Tuesday, June 17, 2008

The Mariners and their many failures.

The Mariners are failing on so many levels this season, you could write an entire 500 page book on it. Their defense by many accounts is the worst in the league. Even worse, this team doesn't know how to evaluate its own defense. It still think Yuniesky Betancourt is Omar Vizquel jr. when he is one of the worst defensive short stops in the league. Raul Ibanez is actually worse defensively than Manny Ramirez, yet the team keeps trotting him out there. The team has recently moved Ichiro to right field and put in Bloomquist at center field temporarily. Lastly, they have given Jeremy Reed, definitley our 2nd best outfield defensively, some reps at the first base position.
The Mariners, for whatever reason, have also some of the worst hitting in the league. Last season, at some point, everyone on the starting 9 besides Richi Sexson was hitting .280 or above. I know batting average is an archaic measurement of offensive prowess, but needless to say, in Safeco Field, that is still pretty impressive. Unfortunately, the front office's perogative has been to look at batting average, and apparently ignore patience and power. Raul Ibanez, Adrian Beltre, and Richie Sexson were the ones with power starting this season, and when you have only 3 guys on your roster who have a decent shot at breaking the 25 home run barrier, there's probably going to be a problem. Johjima, Betancourt, and Lopez all had less than 15 walks each last season, which shows some serious plate discipline problems.
The Mariners' starting pitching, supposedly one of the best in the majors, is falling apart. We supposedly have two aces and 3 pitchers capable of being "number 3" pitchers". Well, all three of our number three pitchers are playing at replacement level pitchers. Our number ones have both shown flashes of Cy Young ability, and some times it's hard to tell if it is our defense or little injuries that is making things worse. Perhaps the problem is Mel Stottlemyre and his "establish the fastball" mantra. Felix Hernandez, after 57.1% and 57.0% fastballs for the previous two years, is throwing 65.3% fastballs this year. Bedard had a career year last year, getting 10.8 k/9, but has raised his fastball percentage from 57.9% to 63.7% and his groundball percentage is down from 47.9% to 40.5%. Batista's fastball and cutter percentages are both up, and Washburn's fastball percentage is drastically down, while Silva's is 2% lower. Whatever the case is, no one in their right mind would offer Washburn around $40 million for 4 years, or give Silva $48 million over 4 years.
I've heard a lot of talk about bad process bad results lately, and I have to think this is right. There's a book entitled When Genius Fails, about Nobel Prize winners who open up a hedge fund called Long Term Capital Management, and how it had huge returns until it bombed out and failed miserably.
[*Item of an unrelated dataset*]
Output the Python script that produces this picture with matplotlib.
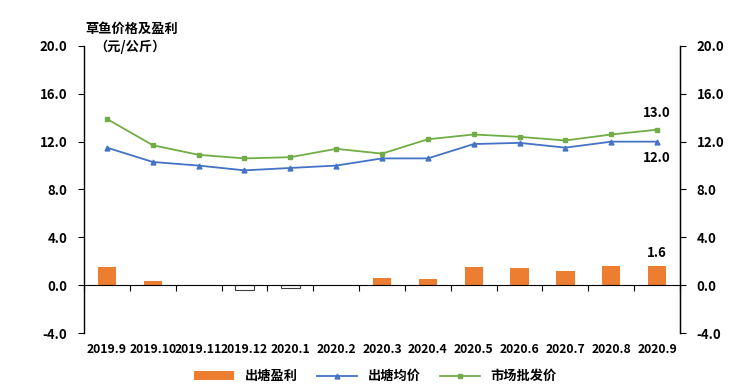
import matplotlib
matplotlib.use('Agg')
import matplotlib.pyplot as plt
import matplotlib.transforms as mtransforms
import numpy as np

plt.rcParams['font.family'] = ['Noto Sans CJK SC', 'DejaVu Sans']
plt.rcParams['font.weight'] = 'bold'

# data
months = ['2019.9', '2019.10', '2019.11', '2019.12', '2020.1', '2020.2', '2020.3',
          '2020.4', '2020.5', '2020.6', '2020.7', '2020.8', '2020.9']
profit = [1.5, 0.35, 0.0, -0.4, -0.2, 0.0, 0.6, 0.5, 1.5, 1.4, 1.2, 1.6, 1.6]
pond_price = [11.5, 10.3, 10.0, 9.6, 9.8, 10.0, 10.6, 10.6, 11.8, 11.9, 11.5, 12.0, 12.0]
market_price = [13.9, 11.7, 10.9, 10.6, 10.7, 11.4, 11.0, 12.2, 12.6, 12.4, 12.1, 12.6, 13.0]
yticks = [-4, 0, 4, 8, 12, 16, 20]

orange = '#ED7D31'
blue = '#4472C4'
green = '#70AD47'

fig = plt.figure(figsize=(7.51, 3.92), dpi=100)
ax = fig.add_axes([0.1119, 0.1505, 0.7936, 0.7322])

x = np.arange(len(months))
# negative profit bars are drawn hollow, like the Excel "invert if negative" look
bar_colors = [orange if v >= 0 else 'white' for v in profit]
edge_colors = ['none' if v >= 0 else '#404040' for v in profit]
bars = ax.bar(x, profit, width=0.4, color=bar_colors, edgecolor=edge_colors, linewidth=0.8,
              label='出塘盈利', zorder=2)
l1, = ax.plot(x, pond_price, color=blue, marker='^', markersize=3.5, linewidth=1.3,
              label='出塘均价', zorder=3)
l2, = ax.plot(x, market_price, color=green, marker='s', markersize=3.5, linewidth=1.3,
              label='市场批发价', zorder=3)

ax.set_xlim(-0.5, len(months) - 0.5)
ax.set_ylim(-4, 20)
ax.set_yticks(yticks)
ax.set_yticklabels([f'{v:.1f}' for v in yticks], fontsize=9.5, fontweight='bold')

# right axis mirrors the left
ax2 = ax.twinx()
ax2.set_ylim(-4, 20)
ax2.set_yticks(yticks)
ax2.set_yticklabels([f'{v:.1f}' for v in yticks], fontsize=9.5, fontweight='bold')

for a in (ax, ax2):
    a.spines['top'].set_visible(False)
    a.tick_params(axis='y', length=4, width=0.8, pad=8)
ax.spines['bottom'].set_position(('data', 0))
ax2.spines['bottom'].set_visible(False)
ax2.spines['left'].set_visible(False)
ax.spines['left'].set_linewidth(1.0)
ax2.spines['right'].set_linewidth(1.0)

# category boundary ticks on the zero line, labels at the bottom
ax.set_xticks(np.arange(len(months) + 1) - 0.5)
ax.set_xticklabels([])
ax.tick_params(axis='x', length=4, width=0.8, direction='out')
trans = mtransforms.blended_transform_factory(ax.transData, ax.transAxes)
for i, m in enumerate(months):
    ax.text(i, -0.035, m, transform=trans, ha='center', va='top',
            fontsize=8.8, fontweight='bold')

# end-value labels
ax.annotate(f'{market_price[-1]:.1f}', (x[-1], market_price[-1]), xytext=(0, 7),
            textcoords='offset points', ha='center', va='bottom', fontsize=9.5)
ax.annotate(f'{pond_price[-1]:.1f}', (x[-1], pond_price[-1]), xytext=(0, -7),
            textcoords='offset points', ha='center', va='top', fontsize=9.5)
ax.annotate(f'{profit[-1]:.1f}', (x[-1], profit[-1]), xytext=(0, 4),
            textcoords='offset points', ha='center', va='bottom', fontsize=9.5)

fig.text(0.113, 0.945, '草鱼价格及盈利', ha='left', va='top', fontsize=9.5, fontweight='bold')
fig.text(0.125, 0.9, '（元/公斤）', ha='left', va='top', fontsize=9.5, fontweight='bold')

fig.legend([bars, l1, l2], ['出塘盈利', '出塘均价', '市场批发价'], loc='center',
           bbox_to_anchor=(0.5, 0.04), ncol=3, frameon=False,
           fontsize=9.5, handlelength=3, columnspacing=1.5)

fig.savefig('out.png', dpi=100)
The book argues that it is very possible that these geniuses knew what they were doing, but merely met up with unexpected bad results, a classic good process bad results process. Clearly what we're dealing with is a bad process bad results process. The team seems to be blindly unaware of its many deficiencies that simple bloggers who do research in their spare time have spotted. If the Mariners were a company, they'd either already be bankrupted, or their shareholders would have demanded that they fire the CEO (Howard and Lincoln, not just Bavasi). I think a normal company would have to look at itself and say, why are we paying $48 million dollars for this inventory when competing company's are merely getting it for near free from the draft or from free agency. A good example is of Jorge Campillo, a starting pitcher the Mariners had, but for whatever reason, were unwilling to start. He was a soft tossing righty, and if had been a lefty, the Mariners might have given him a chance, but he wasn't, and now he's pitching well in a starting position for the Braves.
There are so many exmamples I could show of how the Mariners are proving themselves to be inept. Whether its their inept handling of signing free agents, their unwillingness to play unproven players and their subsequent steadfastness in playing veterans, or their bizarre desire to overvalue batting average. Hopefully this franchise can be something I can be proud of and hopefully someone will right this ship, but I have a sinking feeling in the pit of my stomach that I will be let down for quite a number of years.

1 comment:

Jon said...

we had campillo? crap, i didn't know that.